Fuchs, Director of the School of Music at the University of Oklahoma,
and formerly Dean of Students and Academics at the Manhattan School of
Music, is a real composer.  On the basis of these three quartets, one
can say that he has a genuine lyrical gift, as well as a masterful sense
of form, expert counterpoint, rhythmic verve, and drama.

The Second Quartet has five movements inspired by five different pieces
of Robert Motherwell, whose collages the composer had first seen in New
York in 1984.  Full-color photographs of the five collages are included
in the liner notes and it was helpful to look at them while listening
to the music.  Fuchs's style is generally tonal, but with enough spicy
dissonance to make the harmonies interesting, and there are even some
serial sections which, however, are still tonal-sounding.  If I had to
compare his sound to any other composer's, I'd probably have to mention
that of Shostakovich; what composer writing quartets in the second half
of the 20th century could avoid his influence?  Shostakovich's hollow-eyed
terror, however, is missing.  And occasionally, as in the second movement,
there is a melismatic ecstasy reminiscent of Vaughan Williams's 'The
Lark Ascending.' The third movement combines elements of the first two,
while responding to 'The Marriage', one of Motherwell's pieces, and, in
the composer's wry comment, 'it ends badly.' The fourth movement functions
as the work's development and leads to the fifth movement, which one
could consider the quartet's recapitulation; the musical landscapes of
the earlier movements are recalled in an affirmative mood.
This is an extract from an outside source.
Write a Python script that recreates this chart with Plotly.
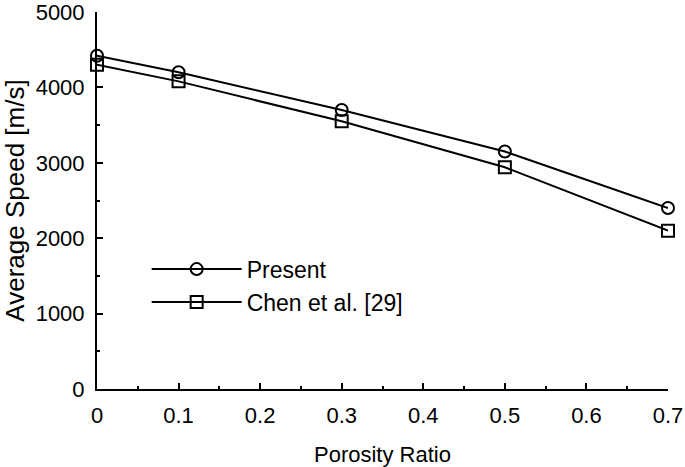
import plotly.graph_objects as go

porosity = [0, 0.1, 0.3, 0.5, 0.7]
present = [4420, 4200, 3700, 3150, 2400]
chen = [4300, 4080, 3550, 2940, 2100]
x_ticks = [0, 0.1, 0.2, 0.3, 0.4, 0.5, 0.6, 0.7]
x_tick_labels = ["0", "0.1", "0.2", "0.3", "0.4", "0.5", "0.6", "0.7"]
y_ticks = [0, 1000, 2000, 3000, 4000, 5000]

font = "Liberation Sans, Arial, sans-serif"
fig = go.Figure()
fig.add_trace(go.Scatter(x=porosity, y=present, name="Present", mode="lines+markers",
                         line=dict(color="black", width=2), cliponaxis=False,
                         marker=dict(symbol="circle-open", size=12, color="black", line=dict(width=2))))
fig.add_trace(go.Scatter(x=porosity, y=chen, name="Chen et al. [29]", mode="lines+markers",
                         line=dict(color="black", width=2), cliponaxis=False,
                         marker=dict(symbol="square-open", size=12, color="black", line=dict(width=2))))

fig.update_layout(
    width=685, height=467,
    margin=dict(l=97, r=17, t=12, b=78, autoexpand=False),
    plot_bgcolor="white", paper_bgcolor="white",
    font=dict(family=font, color="black"),
    legend=dict(x=0.087, y=0.375, xanchor="left", yanchor="top", itemwidth=90,
                font=dict(size=23), bgcolor="rgba(0,0,0,0)", tracegroupgap=0),
    xaxis=dict(range=[0, 0.7], tickvals=x_ticks, ticktext=x_tick_labels, automargin=False,
               showline=True, linecolor="black", linewidth=2, ticks="inside", ticklen=6,
               tickwidth=2, tickcolor="black", showgrid=False, zeroline=False,
               ticklabelstandoff=6, ticklabeloverflow="allow",
               tickfont=dict(size=22), title=dict(text="Porosity Ratio", font=dict(size=22), standoff=19),
               minor=dict(dtick=0.05, ticks="inside", ticklen=3, tickwidth=2, tickcolor="black")),
    yaxis=dict(range=[0, 5000], tickvals=y_ticks, automargin=False,
               showline=True, linecolor="black", linewidth=2, ticks="inside", ticklen=6,
               tickwidth=2, tickcolor="black", showgrid=False, zeroline=False,
               ticklabelstandoff=6, ticklabeloverflow="allow",
               tickfont=dict(size=22), title=dict(text="Average Speed [m/s]", font=dict(size=26), standoff=5),
               minor=dict(dtick=500, ticks="inside", ticklen=3, tickwidth=2, tickcolor="black")),
)
fig.write_html("out.html", config={"displayModeBar": False},
               post_script="document.body.style.margin='0';document.body.style.overflow='hidden';")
The Third Quartet, in three movements and subtitled 'Whispers of Heavenly
Death', was composed 'as a gift for the American String Quartet,' after
they had toured with the Second Quartet.  Each of the movements has an
epigram from Whitman's 'Darest Thou Now O Soul.' The materials in the
three movements are related, and like the working-out of the materials
in Bartok's 'Music for Strings, Percussion and Celesta', the harmonic
language becomes more diatonic as the work progresses, with an accompanying
easing of tension.  Like the Second Quartet, this one ends on an affirmative
note.

The Fourth Quartet, subtitled 'Bergonzi', was written for the
Bergonzi Quartet, in 1998.  Its one ten-minute movement has three distinct
sections -- Energico - Meno mosso - Vivo -- played without interruption.
The first section introduces a tremolo figure on the viola followed by
a lyrical, almost swooning, figure on the cello and these become the
major figures in the succeeding lyrical second and energetic third
sections.

This CD probably represents the last ASQ recording that includes
their founding cellist, David Geber, who became head of the Manhattan
School's string department in 2001.  I haven't heard his successor, Margo
Tatgenhorst, yet, but look forward to hearing the ASQ next week.  And,
frankly, I'm hoping they will play one of Fuchs's quartets.  As for this
particular recording, I can only quote the reviewer in American Record
Guide: "Quartet recordings don't get any better than this."